WOODRUFF: You mean because he's managed to get- he's energizing the so-called centrists-?

SPECTER: Why, he sure is. We had a heavy vote in New Hampshire, but in Iowa, of the 600,000 people eligible to vote, fewer than 100,000 people voted.

WOODRUFF: But Ralph Reed is saying the argument that's being made to get those people off the sidelines is an argument that's going to hurt the party by the name-calling, the labeling of Pat Buchanan as extremist.

SPECTER: Well, I don't believe in the name-calling. I don't believe that that is constructive. But that happens in a political campaign, and no matter what you say about negative ads, very few of us have avoided using them. I think that we'll be able to pull together, but the more we stick on the issue- But activating the party is very helpful. I thought it was interesting to see Bob Dole really alive and up, really with some brim and firestone. And I think a good-

WOODRUFF: So, it's not OK, but it's OK. It's understandable.

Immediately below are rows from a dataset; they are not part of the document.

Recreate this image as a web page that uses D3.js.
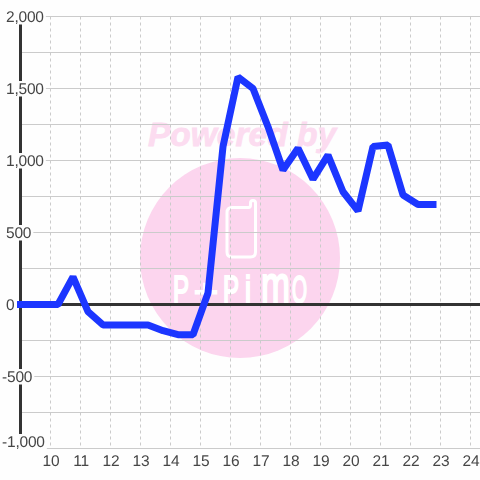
<html>
<head>
 <meta http-equiv="Content-Type" content="text/html; charset=UTF-8">
 <title>Line chart</title>
 <style>
html, body {
	margin: 0;
	padding: 0;
	background: #fefefe;
}
svg {
	display: block;
	font-family: "Liberation Sans", sans-serif;
}
.grid_h {
	stroke: #cbcbcb;
	stroke-width: 1;
}
.grid_v {
	stroke: #cbcbcb;
	stroke-width: 1;
	stroke-dasharray: 3 3;
}
.axis_line {
	stroke: #333;
	stroke-width: 3;
}
.tick_label {
	fill: #444;
	font-size: 15.5px;
	letter-spacing: -0.2px;
	text-rendering: geometricPrecision;
}
.labels {
	opacity: 0.99;
	will-change: opacity;
}
 </style>
 <script src="https://cdn.jsdelivr.net/npm/d3@7"></script>
</head>
<body>
<div id="chart"></div>
<script>
// hours, 30 minute steps
var hours = [9, 9.25, 9.75, 10.25, 10.75, 11.25, 11.75, 12.25, 12.75, 13.25, 13.75, 14.25, 14.75,
	15.25, 15.75, 16.25, 16.75, 17.25, 17.75, 18.25, 18.75, 19.25, 19.75, 20.25, 20.75, 21.25,
	21.75, 22.25, 22.75];
var values = [0, 0, 0, 0, 192, -50, -142, -142, -142, -142, -182, -210, -210,
	80, 1097, 1580, 1500, 1235, 934, 1085, 870, 1037, 783, 650, 1097, 1107,
	760, 695, 695];
var xTicks = [10, 11, 12, 13, 14, 15, 16, 17, 18, 19, 20, 21, 22, 23, 24];
var yTicks = [2000, 1500, 1000, 500, 0, -500, -1000];
var yMinorTicks = [1750, 1250, 750, 250, -250, -750];

var width = 480, height = 480;

var x = d3.scaleLinear().domain([10, 24]).range([50.5, 470.5]);
var y = d3.scaleLinear().domain([-1000, 2000]).range([448.5, 16.5]);

var svg = d3.select("#chart").append("svg")
	.attr("width", width)
	.attr("height", height);

// watermark
var mark = svg.append("g");
mark.append("circle")
	.attr("cx", 240).attr("cy", 258).attr("r", 100)
	.attr("fill", "#fcd5ee");
mark.append("text")
	.attr("x", 242).attr("y", 146)
	.attr("text-anchor", "middle")
	.attr("font-size", 33.5).attr("font-weight", "bold").attr("font-style", "italic")
	.attr("fill", "#fcdcf0")
	.attr("stroke", "#fcdcf0").attr("stroke-width", 0.8)
	.text("Powered by");
mark.append("path")
	.attr("d", "M232 207.5H248.5Q250.5 207.5 250.5 205V203Q250.5 200.5 253 200.5Q255.5 200.5 255.5 203V252Q255.5 257 250.5 257H232Q227 257 227 252V212.5Q227 207.5 232 207.5Z")
	.attr("fill", "none").attr("stroke", "#fff").attr("stroke-width", 3);

// logo letters, each squeezed into its own slot
var logo = [
	{c: "P", x: 173, w: 16, size: 39, base: 303},
	{c: "+", x: 194, w: 24, size: 36, base: 304},
	{c: "P", x: 223, w: 16, size: 39, base: 303},
	{c: "i", x: 245, w: 6, size: 39, base: 303},
	{c: "m", x: 261, w: 29, size: 54, base: 303},
	{c: "O", x: 292, w: 15, size: 38, base: 303}
];
mark.append("g").selectAll("text")
	.data(logo).enter().append("text")
	.attr("font-size", function(d){ return d.size; })
	.attr("fill", "#fff")
	.attr("stroke", "#fff").attr("stroke-width", 2.2)
	.text(function(d){ return d.c; })
	.attr("transform", function(d){
		var sx = d.w / this.getComputedTextLength();
		return "translate(" + d.x + "," + d.base + ") scale(" + sx + ",1)";
	});

// grid
svg.append("g").selectAll("line")
	.data(xTicks).enter().append("line")
	.attr("class", "grid_v")
	.attr("x1", function(d){ return x(d); })
	.attr("x2", function(d){ return x(d); })
	.attr("y1", y(2000)).attr("y2", y(-1000));

svg.append("g").selectAll("line")
	.data(yTicks.concat(yMinorTicks)).enter().append("line")
	.attr("class", "grid_h")
	.attr("x1", x(10) - 30).attr("x2", width)
	.attr("y1", function(d){ return Math.round(y(d) - 0.5) + 0.5; })
	.attr("y2", function(d){ return Math.round(y(d) - 0.5) + 0.5; });

// axis lines
svg.append("line").attr("class", "axis_line")
	.attr("x1", x(9)).attr("x2", x(9))
	.attr("y1", y(2000)).attr("y2", y(-1000));
svg.append("line").attr("class", "axis_line")
	.attr("x1", x(9)).attr("x2", width)
	.attr("y1", y(0)).attr("y2", y(0));

// y labels sit on a white box that cuts the axis line
var yLabels = svg.append("g").attr("class", "labels").selectAll("g")
	.data(yTicks).enter().append("g");
yLabels.append("rect").attr("fill", "#fefefe");
yLabels.append("text")
	.attr("class", "tick_label")
	.attr("x", function(d){ return d < 0 ? 2 : 6; })
	.attr("y", function(d){ return (d == -1000 ? y(d) - 7 : y(d)) + 5.5; })
	.text(function(d){ return d3.format(",")(d).replace("\u2212", "-"); });
yLabels.each(function(){
	var g = d3.select(this);
	var box = g.select("text").node().getBBox();
	g.select("rect")
		.attr("x", 0)
		.attr("y", box.y)
		.attr("width", box.x + box.width + 1.5)
		.attr("height", 15.5);
});

// x labels
svg.append("g").attr("class", "labels").selectAll("text")
	.data(xTicks).enter().append("text")
	.attr("class", "tick_label")
	.attr("text-anchor", "middle")
	.attr("x", function(d){ return x(d) + 0.5; })
	.attr("y", 466)
	.text(function(d){ return d; });

// series
var line = d3.line()
	.x(function(d, i){ return x(hours[i]); })
	.y(function(d){ return y(d); });

svg.append("path")
	.datum(values)
	.attr("d", line)
	.attr("fill", "none")
	.attr("stroke", "#1c36ff")
	.attr("stroke-width", 7)
	.attr("stroke-linecap", "square")
	.attr("stroke-linejoin", "bevel");
</script>
</body>
</html>
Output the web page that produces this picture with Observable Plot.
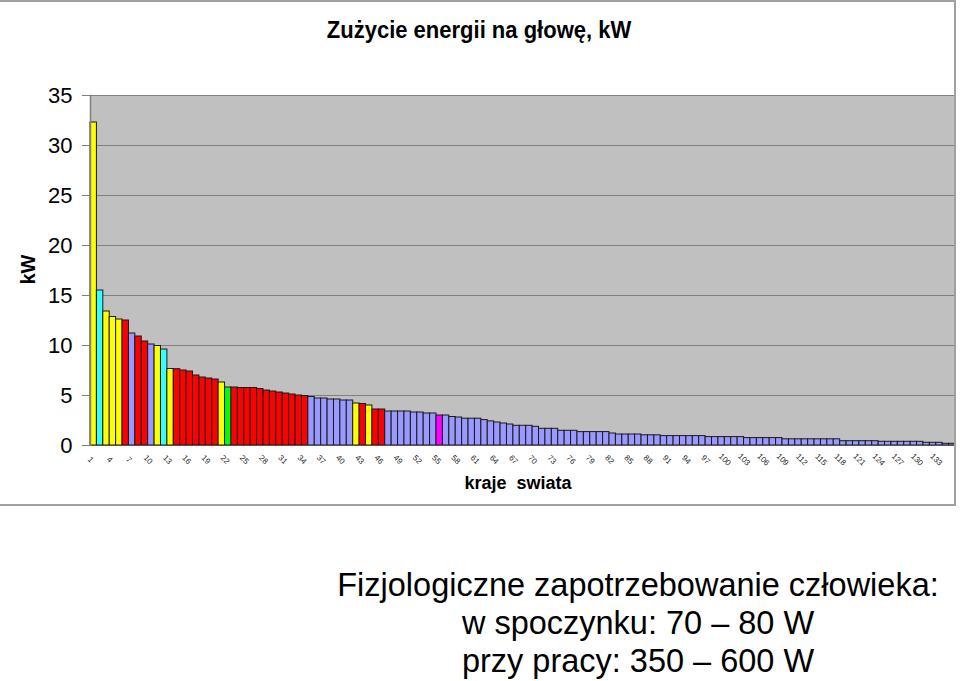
<!DOCTYPE html>
<html>
<head>
<meta charset="utf-8">
<script src="https://cdn.jsdelivr.net/npm/d3@7"></script>
<script src="https://cdn.jsdelivr.net/npm/@observablehq/plot@0.6"></script>
<style>
  html, body { margin: 0; padding: 0; background: #fff; }
  body { width: 960px; height: 681px; position: relative; overflow: hidden; font-family: "Liberation Sans", Arial, sans-serif; }
  #chart { position: absolute; left: 0; top: 0; }
  #border { position: absolute; left: -3px; top: 0; width: 957px; height: 502px; border-top: 2px solid #a0a0a0; border-bottom: 2px solid #a0a0a0; border-right: 2px solid #a0a0a0; pointer-events: none; }
  #title { position: absolute; top: 16px; left: 0; width: 958px; text-align: center; font-weight: bold; font-size: 22px; color: #000; transform: scaleY(1.12); transform-origin: center top; }
  #note { position: absolute; top: 566px; left: 288px; width: 700px; text-align: center; font-size: 32.5px; line-height: 38px; color: #000; }
</style>
</head>
<body>
<div id="chart"></div>
<div id="border"></div>
<div id="title">Zużycie energii na głowę, kW</div>
<div id="note">Fizjologiczne zapotrzebowanie człowieka:<br>w spoczynku: 70 – 80 W<br>przy pracy: 350 – 600 W</div>
<script>
// Energy use per capita (kW), countries sorted descending
const values = [
  32.3, 15.5, 13.4, 12.85, 12.6, 12.5, 11.2, 10.9, 10.4, 10.1,
  9.95, 9.6, 7.65, 7.63, 7.5, 7.4, 7.0, 6.8, 6.7, 6.6,
  6.3, 5.8, 5.8, 5.75, 5.75, 5.75, 5.65, 5.5, 5.4, 5.3,
  5.2, 5.1, 5.0, 4.95, 4.85, 4.7, 4.7, 4.6, 4.6, 4.5,
  4.5, 4.2, 4.15, 4.0, 3.6, 3.6, 3.4, 3.4, 3.4, 3.4,
  3.3, 3.3, 3.2, 3.2, 3.0, 3.0, 2.85, 2.8, 2.68, 2.68,
  2.68, 2.54, 2.41, 2.3, 2.2, 2.1, 1.97, 1.97, 1.97, 1.87,
  1.67, 1.67, 1.67, 1.47, 1.47, 1.47, 1.34, 1.34, 1.34, 1.34,
  1.34, 1.2, 1.1, 1.1, 1.1, 1.1, 1.02, 1.02, 1.02, 0.94,
  0.94, 0.94, 0.94, 0.94, 0.94, 0.94, 0.84, 0.84, 0.84, 0.84,
  0.84, 0.84, 0.74, 0.74, 0.74, 0.74, 0.74, 0.74, 0.62, 0.62,
  0.62, 0.62, 0.62, 0.62, 0.62, 0.62, 0.62, 0.43, 0.43, 0.43,
  0.43, 0.43, 0.43, 0.37, 0.37, 0.37, 0.37, 0.37, 0.37, 0.37,
  0.27, 0.27, 0.27, 0.17, 0.17
];
// colour group of each bar (Y yellow, C cyan, R red, B lavender, G green, M magenta)
const groups = (
  "YCYYYRBRRB" +
  "YCYRRRRRRR" +
  "YGRRRRRRRR" +
  "RRRRBBBBBB" +
  "BYRYRRBBBB" +
  "BBBBMBBBBB" +
  "B".repeat(75)
).split("");
const groupColors = { Y: "#ffff00", C: "#33ffff", R: "#ff0000", B: "#9999ff", G: "#00ff00", M: "#ff00ff" };
const countries = d3.range(1, values.length + 1);
const xTickLabels = d3.range(1, 134, 3);
const yTicks = [0, 5, 10, 15, 20, 25, 30, 35];

const data = countries.map((c, i) => ({ country: c, value: values[i], group: groups[i] }));

const plot = Plot.plot({
  width: 960,
  height: 505,
  marginLeft: 90,
  marginRight: 5,
  marginTop: 95,
  marginBottom: 60,
  style: { fontFamily: "'Liberation Sans', Arial, sans-serif", background: "transparent", color: "#000" },
  x: { type: "band", domain: countries, padding: 0, axis: null },
  y: { domain: [0, 35], axis: null },
  color: { domain: Object.keys(groupColors), range: Object.values(groupColors) },
  marks: [
    Plot.frame({ fill: "#c0c0c0", stroke: null }),
    Plot.gridY(yTicks, { stroke: "#808080", strokeOpacity: 1, strokeWidth: 1.2 }),
    Plot.barY(data, { x: "country", y: "value", fill: "group", stroke: "#1a1a1a", strokeWidth: 1, inset: 0 }),
    Plot.ruleY([0], { stroke: "#555", strokeWidth: 1 }),
    Plot.frame({ anchor: "left", stroke: "#808080", strokeWidth: 1.5 }),
    Plot.axisY({ ticks: yTicks, label: null, tickSize: 8, tickPadding: 10, fontSize: 22, stroke: "#808080", tickFormat: d => String(d) }),
    Plot.text(xTickLabels, { x: d => d, frameAnchor: "bottom", dy: 16, dx: -5, rotate: 45, text: d => String(d), fontSize: 8, fill: "#222", textAnchor: "middle" }),
    Plot.text(["kraje  swiata"], { frameAnchor: "bottom", dy: 43, dx: -5, text: d => d, fontSize: 18, fontWeight: "bold", fill: "#000" }),
    Plot.text(["kW"], { frameAnchor: "left", dx: -62, dy: 14, rotate: -90, text: d => d, fontSize: 20, fontWeight: "bold", fill: "#000" })
  ]
});
document.getElementById("chart").appendChild(plot);
</script>
</body>
</html>
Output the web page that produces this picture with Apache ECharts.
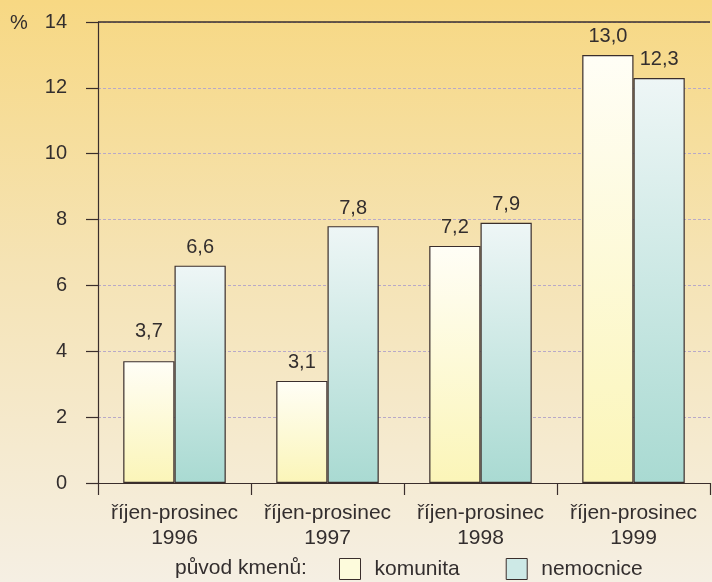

SPECTER: Well, it's understandable-

WOODRUFF: Let me come back to you- I'm sorry. Let me just quickly come back to Ralph Reed. Most of the voters who identify themselves as part of the religious right, as you know, have voted for Pat Buchanan in Iowa and New Hampshire. Will the Christian Coalition, your people, will they unite behind his candidacy?

REED: Well, you know, Judy, what we have found, in fact, in both Iowa and New Hampshire, was that Pat Buchanan was pulling between 30 and 35 percent of the religious conservative vote, and Bob Dole was getting between 22 and 28 percent of the religious conservative vote. It depends on how you ask the question. But we think that there is no single religious conservative candidate. Pat Buchanan is getting a plurality. Bob Dole is holding his own. Lamar Alexander is getting about one out of every 10. But the short answer to your question is, I don't think that we're going to attempt to engineer or dominate this race the way, say, the labor unions did in the mid-80s in the Democratic Party. We're going to let 1,000 flowers bloom, let the process play itself out, and may the best man win.

WOODRUFF: All right. Ralph Reed, Senator Arlen Specter, thank you both for joining us.